> _MATERIAL FOR THIS TASK_
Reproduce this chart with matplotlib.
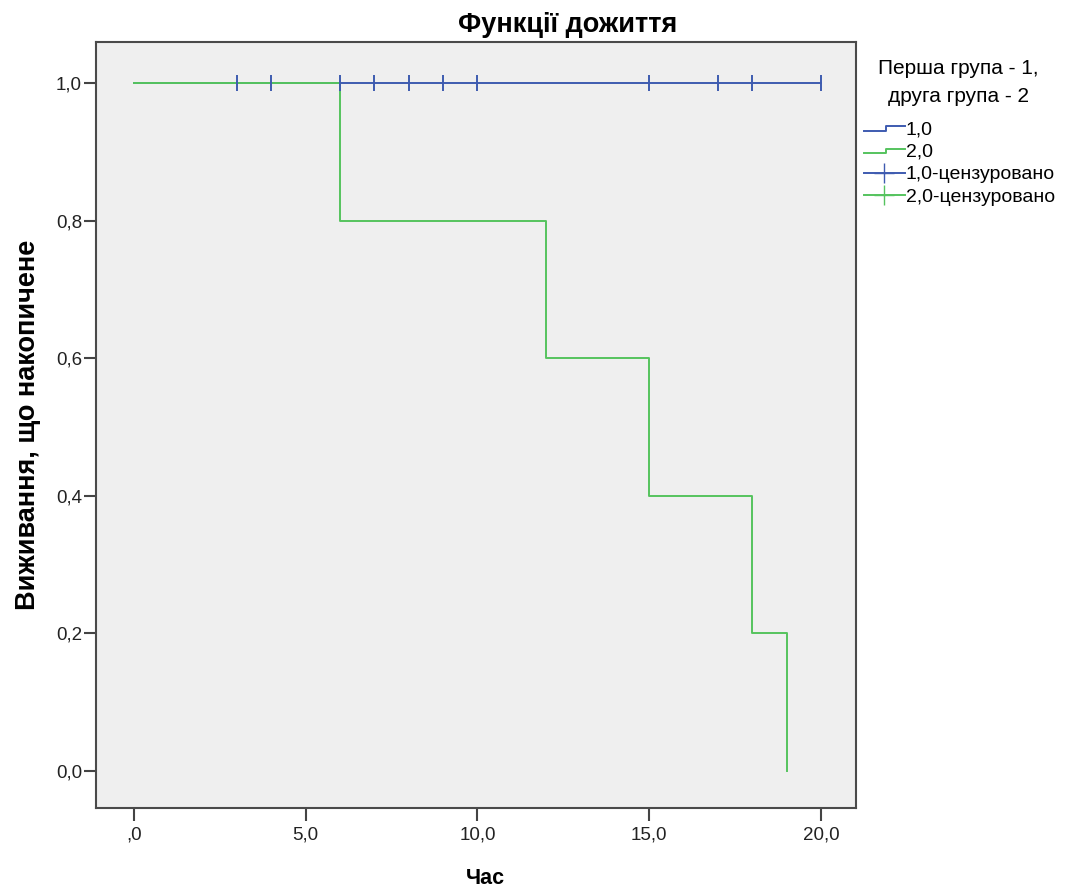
import matplotlib
matplotlib.use("Agg")
import matplotlib.pyplot as plt
from matplotlib.lines import Line2D
from matplotlib.legend_handler import HandlerBase
from matplotlib.ticker import FuncFormatter

plt.rcParams['font.family'] = ['Liberation Sans', 'DejaVu Sans']

# Group 1: no events, all censored
g1_times = [0, 20]
g1_surv = [1.0, 1.0]
g1_censor = [3, 4, 6, 7, 8, 9, 10, 15, 17, 18, 20]

# Group 2: step survival
g2_times = [0, 6, 12, 15, 18, 19]
g2_surv = [1.0, 0.8, 0.6, 0.4, 0.2, 0.0]

x_ticks = [0, 5, 10, 15, 20]
y_ticks = [0, 0.2, 0.4, 0.6, 0.8, 1.0]
legend_title = 'Перша група - 1,\nдруга група - 2'
legend_labels = ['1,0', '2,0', '1,0-цензуровано', '2,0-цензуровано']

blue = '#3e5bb0'
green = '#55c35e'

fig = plt.figure(figsize=(10.71, 8.92), dpi=100)
ax = fig.add_axes([0.0896, 0.0942, 0.7097, 0.8587])
ax.set_facecolor('#efefef')

ax.step(g1_times, g1_surv, where='post', color=blue, lw=1.4, zorder=2)
ax.step(g2_times, g2_surv, where='post', color=green, lw=1.4, zorder=3)
ax.plot(g1_censor, [1.0] * len(g1_censor), linestyle='none', marker='|',
        markersize=12, markeredgewidth=1.4, color=blue, zorder=4)

ax.set_xlim(-1.106, 21.02)
ax.set_ylim(-0.054, 1.0596)
ax.set_xticks(x_ticks)
ax.set_yticks(y_ticks)

ax.xaxis.set_major_formatter(FuncFormatter(lambda v, p: ',0' if abs(v) < 1e-9 else f"{v:.1f}".replace('.', ',')))
ax.yaxis.set_major_formatter(FuncFormatter(lambda v, p: f"{v:.1f}".replace('.', ',')))
ax.tick_params(axis='both', direction='out', length=9, width=1.5, labelsize=13.5,
               color='#444444', labelcolor='#222222')
ax.tick_params(axis='x', pad=4)
ax.tick_params(axis='y', pad=1)
for sp in ax.spines.values():
    sp.set_linewidth(1.5)
    sp.set_color('#4a4a4a')

ax.set_title('Функції дожиття', fontsize=19.5, fontweight='bold', pad=7, x=0.621)
ax.set_xlabel('Час', fontsize=15.5, fontweight='bold')
ax.xaxis.set_label_coords(0.513, -0.079)
ax.set_ylabel('Виживання, що накопичене', fontsize=19.5, fontweight='bold', labelpad=11)

# legend title as separate text
fig.text(958 / 1071, 1 - 82 / 892, legend_title, ha='center', va='center',
         multialignment='center', fontsize=15, linespacing=1.6)


class StepHandler(HandlerBase):
    def create_artists(self, legend, orig_handle, xdescent, ydescent, width, height, fontsize, trans):
        x0 = -xdescent
        y0 = -ydescent + height * 0.25
        y1 = -ydescent + height * 0.6
        xs = [x0, x0 + width * 0.55, x0 + width * 0.55, x0 + width]
        ys = [y0, y0, y1, y1]
        l = Line2D(xs, ys, color=orig_handle.get_color(), lw=1.4, transform=trans)
        return [l]


h1 = Line2D([], [], color=blue)
h2 = Line2D([], [], color=green)
h3 = Line2D([], [], color=blue, marker='+', markersize=14, lw=1.4)
h4 = Line2D([], [], color=green, marker='+', markersize=14, lw=1.4)
leg = ax.legend([h1, h2, h3, h4], legend_labels,
                handler_map={h1: StepHandler(), h2: StepHandler()},
                loc='upper left', bbox_to_anchor=(1.0, 1 - 71 / 766), frameon=False,
                fontsize=14, handlelength=2.1, handletextpad=0.05,
                labelspacing=0.25, borderaxespad=0.2, borderpad=0.2)

fig.savefig('out.png', dpi=100, facecolor='white')
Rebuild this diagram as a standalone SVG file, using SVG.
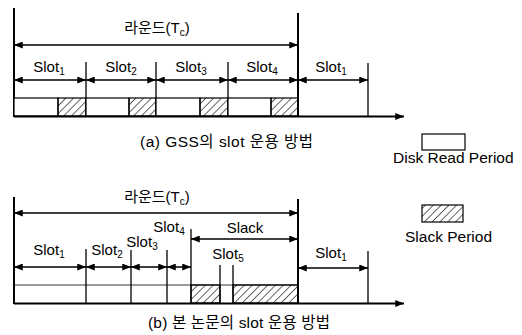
<svg xmlns="http://www.w3.org/2000/svg" width="522" height="335" viewBox="0 0 522 335">
<defs>
<marker id="ah" viewBox="0 0 10 8" refX="10" refY="4" markerWidth="9" markerHeight="7" markerUnits="userSpaceOnUse" orient="auto-start-reverse">
<path d="M0,0 L10,4 L0,8 z" fill="#000"/>
</marker>
<pattern id="hatch" patternUnits="userSpaceOnUse" width="5.5" height="5.5" patternTransform="rotate(45)">
<line x1="0" y1="0" x2="0" y2="5.5" stroke="#000" stroke-width="1.2"/>
</pattern>
<style>
text{font-family:"Liberation Sans","Noto Sans CJK KR",sans-serif;fill:#000}
.lbl{font-size:15px;text-anchor:middle}
.sub{font-size:10px}
.cap{font-size:15.5px}
.leg{font-size:15.5px}
.ln{stroke:#000;stroke-width:1.3;fill:none}
.bd{stroke:#000;stroke-width:2;fill:none}
.arr{stroke:#000;stroke-width:1.5;fill:none;marker-start:url(#ah);marker-end:url(#ah)}
.arr1{stroke:#000;stroke-width:2;fill:none;marker-end:url(#ah)}
.box{fill:#fff;stroke:#000;stroke-width:1.2}
.hb{fill:url(#hatch);stroke:#000;stroke-width:1.2}
</style>
</defs>

<g id="diagram-a">
<g id="a-frame">
<line class="bd" x1="14" y1="8" x2="14" y2="117"/>
<line class="bd" x1="298" y1="13" x2="298" y2="117"/>
<line class="ln" x1="86" y1="62" x2="86" y2="116"/>
<line class="ln" x1="156" y1="62" x2="156" y2="116"/>
<line class="ln" x1="228" y1="62" x2="228" y2="116"/>
<line class="ln" x1="368" y1="63" x2="368" y2="116"/>
</g>
<g id="a-strip">
<rect class="box" x="14" y="98" width="44" height="18"/>
<rect class="hb" x="58" y="98" width="28" height="18"/>
<rect class="box" x="86" y="98" width="43" height="18"/>
<rect class="hb" x="129" y="98" width="27" height="18"/>
<rect class="box" x="156" y="98" width="44" height="18"/>
<rect class="hb" x="200" y="98" width="28" height="18"/>
<rect class="box" x="228" y="98" width="43" height="18"/>
<rect class="hb" x="271" y="98" width="27" height="18"/>
</g>
<g id="a-connectors">
<line class="arr" x1="14" y1="45" x2="298" y2="45"/>
<line class="arr" x1="14" y1="80" x2="86" y2="80"/>
<line class="arr" x1="86" y1="80" x2="156" y2="80"/>
<line class="arr" x1="156" y1="80" x2="228" y2="80"/>
<line class="arr" x1="228" y1="80" x2="298" y2="80"/>
<line class="arr" x1="298" y1="80" x2="368" y2="80"/>
<line class="arr1" x1="14" y1="116.5" x2="404" y2="116.5"/>
</g>
<g id="a-labels">
<text class="lbl" x="157" y="33">라운드(T<tspan class="sub" dy="3">c</tspan><tspan dy="-3">)</tspan></text>
<text class="lbl" x="49" y="72">Slot<tspan class="sub" dy="3">1</tspan></text>
<text class="lbl" x="121" y="72">Slot<tspan class="sub" dy="3">2</tspan></text>
<text class="lbl" x="191" y="72">Slot<tspan class="sub" dy="3">3</tspan></text>
<text class="lbl" x="262" y="72">Slot<tspan class="sub" dy="3">4</tspan></text>
<text class="lbl" x="331" y="72">Slot<tspan class="sub" dy="3">1</tspan></text>
<text class="cap" x="140" y="147" textLength="173" lengthAdjust="spacing">(a) GSS의 slot 운용 방법</text>
</g>
</g>

<g id="legend">
<g id="legend-disk">
<rect class="box" x="422" y="134" width="43" height="16"/>
<text class="leg" x="393" y="163">Disk Read Period</text>
</g>
<g id="legend-slack">
<rect class="hb" x="422" y="205" width="41" height="17"/>
<text class="leg" x="405" y="242">Slack Period</text>
</g>
</g>

<g id="diagram-b">
<g id="b-frame">
<line class="bd" x1="14" y1="197" x2="14" y2="304"/>
<line class="bd" x1="298" y1="199" x2="298" y2="304"/>
<line class="ln" x1="86" y1="249" x2="86" y2="303"/>
<line class="ln" x1="131" y1="250" x2="131" y2="303"/>
<line class="ln" x1="167" y1="250" x2="167" y2="303"/>
<line class="ln" x1="191" y1="229" x2="191" y2="303"/>
<line class="ln" x1="220" y1="265" x2="220" y2="303"/>
<line class="ln" x1="233" y1="265" x2="233" y2="303"/>
<line class="ln" x1="368" y1="251" x2="368" y2="303"/>
</g>
<g id="b-strip">
<line stroke="#000" stroke-width="0.8" x1="14" y1="285" x2="298" y2="285"/>
<rect class="hb" x="191" y="285" width="29" height="18"/>
<rect class="hb" x="233" y="285" width="65" height="18"/>
</g>
<g id="b-connectors">
<line class="arr" x1="14" y1="213" x2="298" y2="213"/>
<line class="arr" x1="191" y1="239" x2="298" y2="239"/>
<line class="arr" x1="14" y1="267" x2="86" y2="267"/>
<line class="arr" x1="86" y1="267" x2="131" y2="267"/>
<line class="arr" x1="131" y1="267" x2="167" y2="267"/>
<line class="arr" x1="167" y1="267" x2="191" y2="267"/>
<line class="arr" x1="298" y1="268" x2="368" y2="268"/>
<line class="arr1" x1="14" y1="303.5" x2="404" y2="303.5"/>
</g>
<g id="b-labels">
<text class="lbl" x="157" y="202">라운드(T<tspan class="sub" dy="3">c</tspan><tspan dy="-3">)</tspan></text>
<text class="lbl" x="49" y="255">Slot<tspan class="sub" dy="3">1</tspan></text>
<text class="lbl" x="107" y="255">Slot<tspan class="sub" dy="3">2</tspan></text>
<text class="lbl" x="142" y="247">Slot<tspan class="sub" dy="3">3</tspan></text>
<text class="lbl" x="169" y="232">Slot<tspan class="sub" dy="3">4</tspan></text>
<text class="lbl" x="245" y="233">Slack</text>
<text class="lbl" x="228" y="259">Slot<tspan class="sub" dy="3">5</tspan></text>
<text class="lbl" x="331" y="258">Slot<tspan class="sub" dy="3">1</tspan></text>
<text class="cap" x="148" y="328" textLength="182" lengthAdjust="spacing">(b) 본 논문의 slot 운용 방법</text>
</g>
</g>
</svg>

> _WHAT YOU WILL DO_
Please return, exactly as written, the lines from the first line of the records above through the line containing "ax.set_yticks(y_ticks)", both included, leaving out any pictures.

> _SOLUTION FOR THIS PROBLEM_
Reproduce this chart with matplotlib.
import matplotlib
matplotlib.use("Agg")
import matplotlib.pyplot as plt
from matplotlib.lines import Line2D
from matplotlib.legend_handler import HandlerBase
from matplotlib.ticker import FuncFormatter

plt.rcParams['font.family'] = ['Liberation Sans', 'DejaVu Sans']

# Group 1: no events, all censored
g1_times = [0, 20]
g1_surv = [1.0, 1.0]
g1_censor = [3, 4, 6, 7, 8, 9, 10, 15, 17, 18, 20]

# Group 2: step survival
g2_times = [0, 6, 12, 15, 18, 19]
g2_surv = [1.0, 0.8, 0.6, 0.4, 0.2, 0.0]

x_ticks = [0, 5, 10, 15, 20]
y_ticks = [0, 0.2, 0.4, 0.6, 0.8, 1.0]
legend_title = 'Перша група - 1,\nдруга група - 2'
legend_labels = ['1,0', '2,0', '1,0-цензуровано', '2,0-цензуровано']

blue = '#3e5bb0'
green = '#55c35e'

fig = plt.figure(figsize=(10.71, 8.92), dpi=100)
ax = fig.add_axes([0.0896, 0.0942, 0.7097, 0.8587])
ax.set_facecolor('#efefef')

ax.step(g1_times, g1_surv, where='post', color=blue, lw=1.4, zorder=2)
ax.step(g2_times, g2_surv, where='post', color=green, lw=1.4, zorder=3)
ax.plot(g1_censor, [1.0] * len(g1_censor), linestyle='none', marker='|',
        markersize=12, markeredgewidth=1.4, color=blue, zorder=4)

ax.set_xlim(-1.106, 21.02)
ax.set_ylim(-0.054, 1.0596)
ax.set_xticks(x_ticks)
ax.set_yticks(y_ticks)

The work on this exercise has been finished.